The iPad is the perfect Web browser, and a handful of iOS apps allow users to perform quick-fire searches and to consume content while on the go. Two of the most popular, Bing and Google, come from big players in the computing industry, but which is best? Let’s take a look.
Bing for iPad
Bing for iPad, a dedicated iPad application that’s available on the App Store free of charge, allows users to easily search Microsoft’s Bing engine using Apple’s tablet. It first launched on the App Store back in 2011, and a separate application optimized for the iPhone and iPod touch is also available.

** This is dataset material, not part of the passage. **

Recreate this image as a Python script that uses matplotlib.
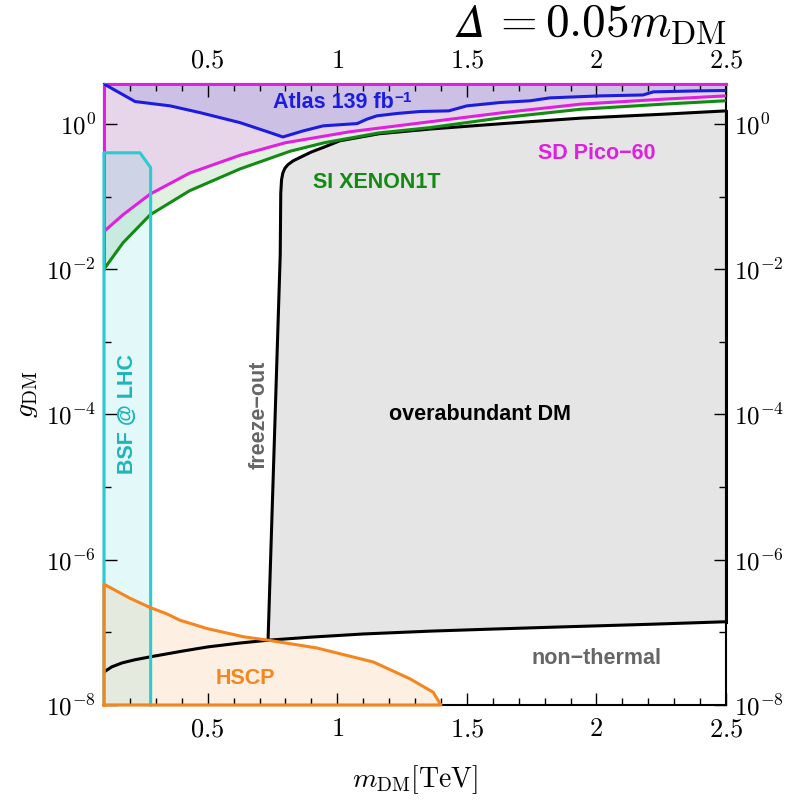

In the app, users can perform searches using either a text input field, at the top of the screen, or using a voice search tool (which can be activated using a microphone virtual button). Both routes lead users to a results page, where Web pages linked to your query are available to open. Bing for iPad also offers users a number of further features, including a “circle to search” tool, sharing options, and Microsoft account integration. Of course, since this is a Bing app, the application features an “image of the day” for users to check out, and this is a nice feature. The main user interface (UI) also includes widgets which update live with new information for users to browse; included among these are widgets for weather, news, images, and trends.
Often when using Bing for iPad, I find that Web pages are forced to reload and this hugely disrupts the reading experience offered by the app. Though pages are quick to load back, it’s still a big turn off that leads be back to Safari time after time. More generally speaking, Bing for iPad feels pretty buggy, too, and the experience of using the application isn’t as refined as we’d expect. Though the app offers a lot of positives, these few, small problems prevent Bing from offering users a perfect solution.
Scores on Bing
Google for iOS is an App Store heavyweight that’s gone from strength to strength since it first launched on iOS, way back in 2008. It offers users a smart, streamlined yet comprehensive means of performing Google searches using an iPhone, iPad, or iPod touch, and this starts with the app’s main UI. Here, users can type in a search query or, much like Bing for iPad, they can talk to the app, instead. However, Google’s voice search is, in our experience, far more accurate and fully featured than Microsoft’s offering. It also feels like Google’s app loads up pages quicker, too, and a Google button (which appears at the center of the application) makes it even faster for users to return to the app’s main search interface and send off new queries. There’s also the added benefit of Google Now, a Google-developed feature which provides “cards” of useful information based on your inbox and calendar.
Much like Bing, the problem with Google concerns its buggy nature, and in particular, its propensity to succumbing to the more-than-occasional crash. During our testing, Google (on an iPad Air 2) crashed a couple of times, and this is a big negative. That being said, the more fully featured nature of Google (compared against Bing for iPad) means we’d still opt for Google’s offering, even if users are likely to encounter a bug or two along the way.
And the winner is …
Google, because, quite simply, it has the most to offer and it feels the most refined. Sure, there are a couple of bugs present in the current release, but compared with Bing for iPad it’s the search app I’d rather be using.
Bing for iPad is available on the App Store free of charge, and it’s optimized for the iPad only.
Google is available on the App Store free of charge, and it’s optimized for the iPhone, iPad, and iPod touch.